Regarding Italy's role, 34% favor neutrality and mediation. Trust in international institutions is low: only 33% believe the UN or coalitions can secure peace in the Middle East, and a mere 4% have faith in the EU's peacekeeping capacity.
Gamberini, the Legacoop president, emphasized that the survey reflects "a strong demand for peace, international cooperation, and multilateralism" that must be answered by political leaders. "Cooperation can and must be part of the response," he said.
Sectoral Vulnerabilities
Manufacturing clusters with high energy intensity—ceramics in Sassuolo, glass in Murano and Vasto, metallurgy in Brescia, textiles in Biella and Como—are particularly exposed. Agribusiness is hit by both higher fuel costs and fertilizer prices, threatening producers of Parma ham, San Daniele prosciutto, and Trentino jams.

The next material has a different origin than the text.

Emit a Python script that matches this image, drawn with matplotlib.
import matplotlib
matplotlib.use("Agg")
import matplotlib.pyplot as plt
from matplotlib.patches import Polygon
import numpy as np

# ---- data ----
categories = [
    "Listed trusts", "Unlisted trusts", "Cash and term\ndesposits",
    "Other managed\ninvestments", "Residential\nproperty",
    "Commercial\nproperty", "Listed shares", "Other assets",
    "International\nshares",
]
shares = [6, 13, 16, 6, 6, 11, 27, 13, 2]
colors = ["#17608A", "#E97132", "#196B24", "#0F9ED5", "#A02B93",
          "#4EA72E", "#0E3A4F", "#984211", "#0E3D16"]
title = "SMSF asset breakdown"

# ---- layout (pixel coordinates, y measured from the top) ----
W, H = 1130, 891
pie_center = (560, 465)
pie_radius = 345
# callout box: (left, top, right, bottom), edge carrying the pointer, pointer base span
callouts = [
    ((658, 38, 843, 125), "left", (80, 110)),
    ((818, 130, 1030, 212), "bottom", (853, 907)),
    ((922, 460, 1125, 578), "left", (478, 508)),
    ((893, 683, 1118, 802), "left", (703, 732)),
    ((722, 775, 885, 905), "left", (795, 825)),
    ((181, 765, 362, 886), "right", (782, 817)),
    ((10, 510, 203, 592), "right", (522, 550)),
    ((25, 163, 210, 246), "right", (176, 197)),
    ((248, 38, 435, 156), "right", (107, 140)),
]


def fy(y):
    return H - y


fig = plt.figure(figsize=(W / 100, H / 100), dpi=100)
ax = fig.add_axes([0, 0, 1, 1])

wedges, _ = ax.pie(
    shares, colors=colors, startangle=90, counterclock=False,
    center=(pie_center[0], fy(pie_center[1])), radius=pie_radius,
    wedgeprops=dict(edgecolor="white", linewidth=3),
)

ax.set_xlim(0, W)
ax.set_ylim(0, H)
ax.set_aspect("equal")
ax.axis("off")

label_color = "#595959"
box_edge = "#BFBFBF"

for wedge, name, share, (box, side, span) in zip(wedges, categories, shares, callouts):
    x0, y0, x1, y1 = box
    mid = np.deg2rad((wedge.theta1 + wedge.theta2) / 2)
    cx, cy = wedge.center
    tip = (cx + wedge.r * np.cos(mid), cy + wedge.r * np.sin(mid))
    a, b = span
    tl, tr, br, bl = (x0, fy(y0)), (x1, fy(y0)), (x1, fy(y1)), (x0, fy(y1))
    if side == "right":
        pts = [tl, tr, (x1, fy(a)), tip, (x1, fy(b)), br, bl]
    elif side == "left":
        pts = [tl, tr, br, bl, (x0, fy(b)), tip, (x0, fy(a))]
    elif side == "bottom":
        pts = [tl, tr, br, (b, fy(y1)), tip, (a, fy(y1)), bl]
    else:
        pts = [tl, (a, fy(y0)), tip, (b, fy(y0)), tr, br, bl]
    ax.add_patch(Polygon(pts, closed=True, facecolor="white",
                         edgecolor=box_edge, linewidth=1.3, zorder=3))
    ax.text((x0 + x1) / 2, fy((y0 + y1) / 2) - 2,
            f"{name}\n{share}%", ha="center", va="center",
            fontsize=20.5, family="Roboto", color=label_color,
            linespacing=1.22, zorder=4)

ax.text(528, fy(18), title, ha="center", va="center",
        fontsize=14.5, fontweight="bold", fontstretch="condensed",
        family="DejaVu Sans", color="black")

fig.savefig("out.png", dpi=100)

Services are not immune: dry cleaners report energy accounting for 35% of costs, while beauty salons see energy bills consuming 23% to 32% of expenses. Auto repair shops face energy costs approaching 20% of their overhead.
Looking Ahead
Italy enters a precarious period. The combination of geopolitical instability, energy scarcity, and fiscal constraints leaves little room for error. If the conflict continues and oil prices remain elevated, the Bank of Italy's worst-case scenario—zero growth in 2026 and recession in 2027—could materialize. Inflation, already above the ECB's 2% target, risks entrenching itself if wage demands accelerate in response to eroding purchasing power.
The government faces a delicate balancing act: extend fiscal support to cushion households and businesses, or risk breaching EU deficit rules and unsettling bond markets. Giorgetti's signal that Rome may seek a formal waiver suggests the former path is under serious consideration—but only if Brussels agrees. For now, Italians are bracing for a prolonged period of uncertainty, higher costs, and diminished economic prospects.